I have seen many business owners be hesitant to spend money on legal advice, particularly in the start up phase of the business, to avoid incurring expenses. I have also seen some of those same owners end up spending much more money to correct a contract or deal with a situation because they used a contract that they “found on Google,” repurposed a document they “got from a friend,” or had no documentation at all. The sooner you hire a lawyer in the life of your business, the better. I appreciate that lawyers are not inexpensive but hiring one at the right time could save you—and your business—costly mistakes, such as signing a contract you don’t fully understand or taking on a partner without a document governing the rights and responsibilities of the parties.

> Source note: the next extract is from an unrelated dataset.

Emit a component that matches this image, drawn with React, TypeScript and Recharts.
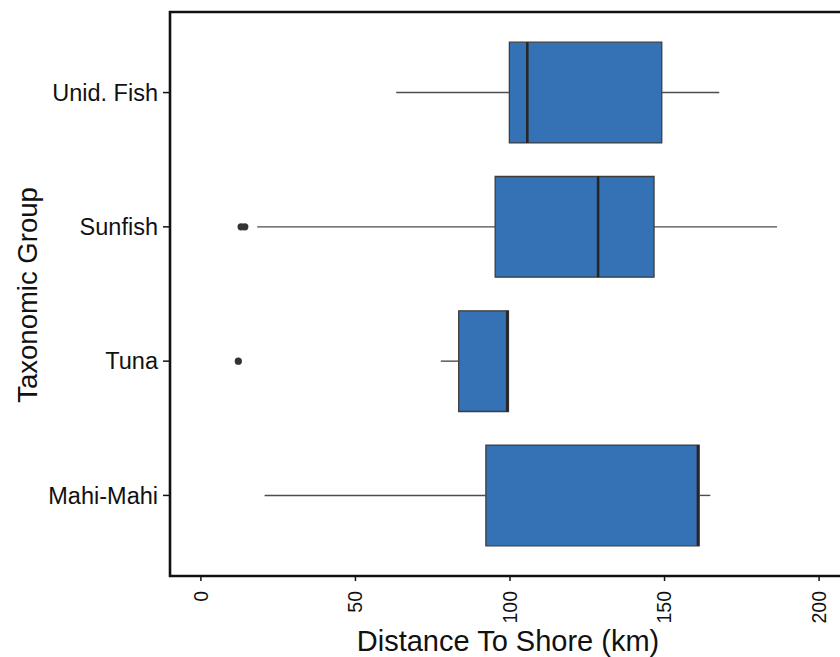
import React from 'react';
import { ComposedChart, XAxis, YAxis, ReferenceArea, ReferenceLine, Scatter, Label } from 'recharts';

// Categories bottom-to-top (positions 1..4 on the y axis)
const categories = ['Mahi-Mahi', 'Tuna', 'Sunfish', 'Unid. Fish'];
const whiskerLow = [20.6, 77.6, 18.2, 63.2];
const q1 = [92.2, 83.4, 95.2, 99.8];
const median = [160.8, 99.1, 128.5, 105.6];
const q3 = [161.2, 99.5, 146.6, 149.1];
const whiskerHigh = [164.8, 99.5, 186.4, 167.7];

const outlierGroup = ['Sunfish', 'Sunfish', 'Tuna'];
const outlierValue = [13.0, 14.2, 12.1];

const xTicks = [0, 50, 100, 150, 200];
const yTicks = [1, 2, 3, 4];

const BOX_HALF = 0.375;
const FILL = '#3572b5';
const FONT = '"Liberation Sans", Arial, sans-serif';

const outliers = outlierGroup.map((g, i) => ({ x: outlierValue[i], y: categories.indexOf(g) + 1 }));

const XTick = (props: any) => {
  const { x, y, payload } = props;
  return (
    <text
      x={x}
      y={y}
      transform={`rotate(-90 ${x} ${y})`}
      textAnchor="end"
      dy="0.35em"
      fontSize={19.5}
      fontFamily={FONT}
      fill="#111"
    >
      {payload.value}
    </text>
  );
};

export default function App() {
  return (
    <div style={{ position: 'absolute', left: 0, top: 0, width: 840, height: 657, overflow: 'hidden', background: '#fff' }}>
      <ComposedChart width={900} height={657} margin={{ top: 12, right: 50, bottom: 0, left: 0 }}>
        <XAxis
          type="number"
          dataKey="x"
          domain={[-10, 210]}
          ticks={xTicks}
          allowDataOverflow
          height={81}
          axisLine={false}
          tickLine={{ stroke: '#111', strokeWidth: 1.5 }}
          tickSize={5}
          tickMargin={10}
          tick={<XTick />}
        >
          <Label
            content={() => (
              <text x={508} y={651} textAnchor="middle" fontSize={29} fontFamily={FONT} fill="#111">
                Distance To Shore (km)
              </text>
            )}
          />
        </XAxis>
        <YAxis
          type="number"
          dataKey="y"
          domain={[0.4, 4.6]}
          ticks={yTicks}
          allowDataOverflow
          width={170}
          axisLine={false}
          tickLine={{ stroke: '#111', strokeWidth: 1.5 }}
          tickSize={7}
          tickMargin={5}
          tickFormatter={(v: number) => categories[v - 1] ?? ''}
          tick={{ fontSize: 23.5, fontFamily: FONT, fill: '#111' }}
        >
          <Label
            content={() => (
              <text
                x={37}
                y={295}
                transform="rotate(-90 37 295)"
                textAnchor="middle"
                fontSize={27.5}
                fontFamily={FONT}
                fill="#111"
              >
                Taxonomic Group
              </text>
            )}
          />
        </YAxis>

        {categories.map((c, i) =>
          whiskerLow[i] < q1[i] ? (
            <ReferenceLine
              key={`wl-${c}`}
              segment={[
                { x: whiskerLow[i], y: i + 1 },
                { x: q1[i], y: i + 1 },
              ]}
              stroke="#4d4d4d"
              strokeWidth={1.4}
            />
          ) : null
        )}
        {categories.map((c, i) =>
          whiskerHigh[i] > q3[i] ? (
            <ReferenceLine
              key={`wh-${c}`}
              segment={[
                { x: q3[i], y: i + 1 },
                { x: whiskerHigh[i], y: i + 1 },
              ]}
              stroke="#4d4d4d"
              strokeWidth={1.4}
            />
          ) : null
        )}
        {categories.map((c, i) => (
          <ReferenceArea
            key={`box-${c}`}
            x1={q1[i]}
            x2={q3[i]}
            y1={i + 1 - BOX_HALF}
            y2={i + 1 + BOX_HALF}
            fill={FILL}
            fillOpacity={1}
            stroke="#3d3d3d"
            strokeWidth={1.3}
          />
        ))}
        {categories.map((c, i) => (
          <ReferenceLine
            key={`med-${c}`}
            segment={[
              { x: median[i], y: i + 1 - BOX_HALF },
              { x: median[i], y: i + 1 + BOX_HALF },
            ]}
            stroke="#262626"
            strokeWidth={2.6}
          />
        ))}

        <Scatter
          data={outliers}
          isAnimationActive={false}
          shape={(p: any) => <circle cx={p.cx} cy={p.cy} r={3.6} fill="#333" />}
        />

        <ReferenceArea
          x1={-10}
          x2={210}
          y1={0.4}
          y2={4.6}
          fill="none"
          stroke="#111"
          strokeWidth={2.6}
        />
      </ComposedChart>
    </div>
  );
}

2. Find a lawyer who understands your business.

I have represented many types of companies, from nanny agencies to real estate development and boat chartering businesses. Each of these businesses, and the problems they need solved, sometimes vary greatly. It is important to find an attorney who is willing to learn your business/industry in order to be an effective problem solver. The more your attorney understands about your business, the more he or she can anticipate how to solve problems and craft solutions.

3. Decide whether you need a lawyer, or a larger law firm, to meet your needs.

I used to work at a large law firm, and eventually departed to start my own law firm. It is helpful to know what type of firm you need to meet your needs, and that may change over the life cycle of your business. When I was a big firm lawyer, we typically represented large companies or institutional clients, which makes sense as those types of clients usually want a “one stop shop.” Larger firms can offer that as they typically have lawyers who practice in various areas of law. Depending on the size of your business, you may prefer a solo attorney or small firm to service your needs. For example, my practice is limited to business law and employment law, so oftentimes I act as an outside general counsel to my clients and if they need an attorney who does something that I don’t, I have a network of colleagues I can connect them with for assistance on that particular request.

4. Understand the fee structure.

Business lawyers may vary their fee structure depending on what you need. Work performed can be charged on an hourly basis, at the lawyer’s hourly rate, typically in 6-minute increments. Other tasks may be charged at a flat rate. For example, a lawyer may be willing to charge X amount to prepare a common document. It varies from lawyer to lawyer, so be sure to ask about the fee structure of any lawyer you are considering hiring for your business needs. Also, expectations are important. If you are paying hourly for a specific project, it may be helpful to ask the lawyer what he or she approximates it will cost so you have a general idea and are not surprised when it comes time to pay the invoice.

**This article is provided for informational purposes only and is not legal advice.